InFamous - PS3 review

4 out of 5
£49.99

For

Huge world to explore, excellent climbing abilities, fantastic cutscenes

Against

Bland powers to start with, frame rate problems

Sony’s big PS3 hope for the summer months, infamous, stars one of those twisted super hero types that always seem incredibly popular. As Cole McGrath, you find yourself slap bang in the middle of a hefty blast which does its damndest to destroy the city, leaving you with the kind of super powers we all slyly dream of.

The biggest power bestowed upon him is the ability to fire electronic bolts out of the palms of his hands. To start with, Cole can utilise this skill to dispatch the enemy types that are taking advantage of this ravaged city, blast away at handily damaged pieces of scenery, and charge himself up at any power point he stumbles across.

Over the course of the game your powers will grow and change with regards to how you act, hence you can eventually command the heavens to send huge lightening bolts down to earth to obliterate everything in its path.

But, reminiscent of the Xbox 360 title Crackdown, Cole is also quite an impressive climber. The game does its level best to direct you towards the items you can grab and climb with, allowing you to swiftly scurry up the side of buildings and traverse across precarious ledges. Even huge plummets will barely cause Cole to pause for thought allowing you to attempt to climb almost anything in the game world.

And as enjoyable as both facets of the game are, it’s the clambering that truly feels super powerful. While your electric skills are handy, they don’t get truly fantastic until much later on in the game. Which though an understandable gameplay mechanic, does cause the early sections to suffer when you can feel a touch underpowered. But right from the start you can climb and traverse the dangerous surroundings, meaning the fun starts right from the opening sections.

Being charged with masses of electricity some things are beyond Cole’s reach. Touch water and that’s an instant death, unsurprisingly. Similarly, it's made known right at the start that traditional guns explode at the slightest touch so your only methods of brawling are with your fists, or using your powers.

What’s a touch more interesting are the moral choices you’ll need to make. Though they do veer to either black or white with no mix in-between, the choices you make will shape the powers you’ll utilise later on in the game. It’s a system that many games now use and it works to a point. Though your choices are narrow and blatantly sign posted, they still do give you the opportunity to be a thoroughly pleasant chap, or a downright blood lusting murderer.

Thankfully the story that pushes things along is one of the better of recent attempts. Comic book styled cutscenes do an excellent job at introducing characters, building personalities, and telling the whole sorry story of just why the city is crumbling around you.

What’s slightly more disappointing is the sheer blandness of the missions. They’re your standard fare for these kind of freeform titles, with story missions sticking solely to either destruction or escorting something/someone. Thankfully the open world does allow for a wide range of more appealing side activities which do an excellent job of breaking up what could have become standard gaming monotony.
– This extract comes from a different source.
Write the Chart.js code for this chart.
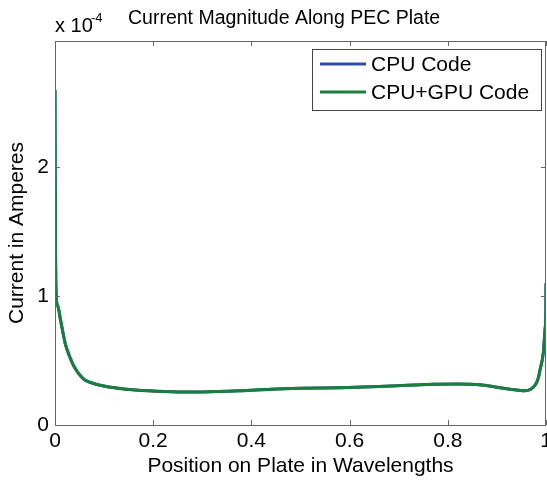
<!DOCTYPE html>
<html>
<head>
<meta charset="utf-8">
<script src="https://cdn.jsdelivr.net/npm/chart.js@4"></script>
<style>
  body { margin: 0; background: #fff; }
  #wrap { width: 547px; height: 480px; }
</style>
</head>
<body>
<div id="wrap"><canvas id="plate"></canvas></div>
<script>
'use strict'

// position along plate (wavelengths) and current (x 1e-4 A)
const positions = [0, 0.0005, 0.001, 0.0025, 0.006, 0.012, 0.021, 0.03, 0.038, 0.05, 0.061, 0.08, 0.102, 0.14, 0.19, 0.25, 0.3, 0.377, 0.44, 0.5, 0.58, 0.66, 0.73, 0.77, 0.82, 0.845, 0.87, 0.913, 0.94, 0.957, 0.968, 0.978, 0.984, 0.988, 0.9945, 0.998, 0.9995, 1.0]
const cpuCurrent = [2.6, 1.9, 1.4, 1.0, 0.92, 0.8, 0.63, 0.53, 0.46, 0.39, 0.35, 0.32, 0.30, 0.28, 0.265, 0.257, 0.257, 0.265, 0.278, 0.285, 0.29, 0.298, 0.31, 0.317, 0.318, 0.317, 0.31, 0.286, 0.272, 0.265, 0.275, 0.31, 0.36, 0.43, 0.56, 0.74, 0.85, 1.1]
const gpuCurrent = [2.6, 1.9, 1.4, 1.0, 0.92, 0.8, 0.63, 0.53, 0.46, 0.39, 0.35, 0.32, 0.30, 0.28, 0.265, 0.257, 0.257, 0.265, 0.278, 0.285, 0.29, 0.298, 0.31, 0.317, 0.318, 0.317, 0.31, 0.286, 0.272, 0.265, 0.275, 0.31, 0.36, 0.43, 0.56, 0.74, 0.85, 1.1]
const seriesNames = ['CPU Code', 'CPU+GPU Code']
const xTicks = [0, 0.2, 0.4, 0.6, 0.8, 1]
const yTicks = [0, 1, 2]

const FONT = 'Liberation Sans, Arial, sans-serif'
const BLUE = '#2c4ca6'
const GREEN = '#1a7f3c'

function pts(ys) {
    return positions.map((x, i) => ({x: x, y: ys[i]}))
}

// matlab-ish box, inward ticks, title, exponent and legend
const matlabLook = {
    id: 'matlabLook',
    afterDraw(chart) {
        const c = chart.ctx
        const a = chart.chartArea
        const xs = chart.scales.x
        const ys = chart.scales.y
        c.save()
        c.strokeStyle = '#666'
        c.lineWidth = 1
        c.strokeRect(a.left + 0.5, a.top + 0.5, a.right - a.left - 1, a.bottom - a.top)
        c.beginPath()
        xTicks.forEach(v => {
            const px = Math.round(xs.getPixelForValue(v)) + 0.5
            c.moveTo(px, a.bottom); c.lineTo(px, a.bottom - 5)
            c.moveTo(px, a.top); c.lineTo(px, a.top + 5)
        })
        yTicks.forEach(v => {
            const py = Math.round(ys.getPixelForValue(v)) + 0.5
            c.moveTo(a.left, py); c.lineTo(a.left + 5, py)
            c.moveTo(a.right, py); c.lineTo(a.right - 5, py)
        })
        c.stroke()

        c.fillStyle = '#000'
        c.textBaseline = 'alphabetic'
        c.textAlign = 'left'
        c.font = '19.5px ' + FONT
        c.fillText('Current Magnitude Along PEC Plate', 128, 24)
        c.font = '20px ' + FONT
        c.fillText('x 10', 55, 32)
        c.font = '13px ' + FONT
        c.fillText('-4', 91, 22)

        // legend
        c.fillStyle = '#fff'
        c.fillRect(312, 49, 229, 61)
        c.strokeStyle = '#444'
        c.strokeRect(312.5, 49.5, 229, 61)
        const rows = [64, 92]
        chart.data.datasets.forEach((ds, i) => {
            c.strokeStyle = ds.borderColor
            c.lineWidth = 3
            c.beginPath()
            c.moveTo(320, rows[i]); c.lineTo(366, rows[i])
            c.stroke()
            c.fillStyle = '#000'
            c.font = '21px ' + FONT
            c.textBaseline = 'middle'
            c.fillText(ds.label, 371, rows[i] + 1)
        })
        c.restore()
    }
}

new Chart(document.getElementById('plate'), {
    type: 'line',
    data: {
        datasets: [
            {label: seriesNames[0], data: pts(cpuCurrent), borderColor: BLUE, borderWidth: 3, pointRadius: 0, order: 2, cubicInterpolationMode: 'monotone'},
            {label: seriesNames[1], data: pts(gpuCurrent), borderColor: GREEN, borderWidth: 3, pointRadius: 0, order: 1, cubicInterpolationMode: 'monotone'}
        ]
    },
    options: {
        responsive: true,
        maintainAspectRatio: false,
        animation: false,
        layout: {padding: {top: 41, right: 1, left: 0, bottom: 0}},
        plugins: {legend: {display: false}, tooltip: {enabled: false}},
        scales: {
            x: {
                type: 'linear', min: 0, max: 1,
                grid: {display: false, drawTicks: false},
                border: {display: false},
                afterBuildTicks: s => { s.ticks = xTicks.map(v => ({value: v})) },
                afterFit: s => { s.height = 55; s.paddingLeft = 0; s.paddingRight = 0 },
                ticks: {
                    color: '#000', font: {family: FONT, size: 21}, padding: 4, maxRotation: 0,
                    callback: v => (v === 0 || v === 1) ? String(v) : v.toFixed(1)
                },
                title: {display: true, text: 'Position on Plate in Wavelengths', color: '#000', font: {family: FONT, size: 21}, padding: {top: 1, bottom: 1}}
            },
            y: {
                type: 'linear', min: 0, max: 2.98,
                grid: {display: false, drawTicks: false},
                border: {display: false},
                afterBuildTicks: s => { s.ticks = yTicks.map(v => ({value: v})) },
                afterFit: s => { s.width = 55; s.paddingTop = 0; s.paddingBottom = 0 },
                ticks: {color: '#000', font: {family: FONT, size: 21}, padding: 6},
                title: {display: true, text: 'Current in Amperes', color: '#000', font: {family: FONT, size: 21}, padding: {top: 5, bottom: 0}}
            }
        }
    },
    plugins: [matlabLook]
})
</script>
</body>
</html>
Similarly, enemy types are few in number, and the sheer number of irritating machine gun nests is incredible.

It’s a shame that visually this isn’t quite what you’d expect from a PS3 exclusive. The world is detailed enough, but colour wise things are a touch bland. And while clutter litters the streets, pop up and frame rate problems rear their ugly heads from time to time.

Verdict

InFamous is most certainly an enjoyable game. While some of your powers start off at a lowly level, the chance to traverse a crumbling city with little worries is a true joy.

It’s just a shame that the visuals weren't a few notches more impressive and a little more variety added to the missions. Which leaves us with merely an impressive title rather than a fully-fledged classic.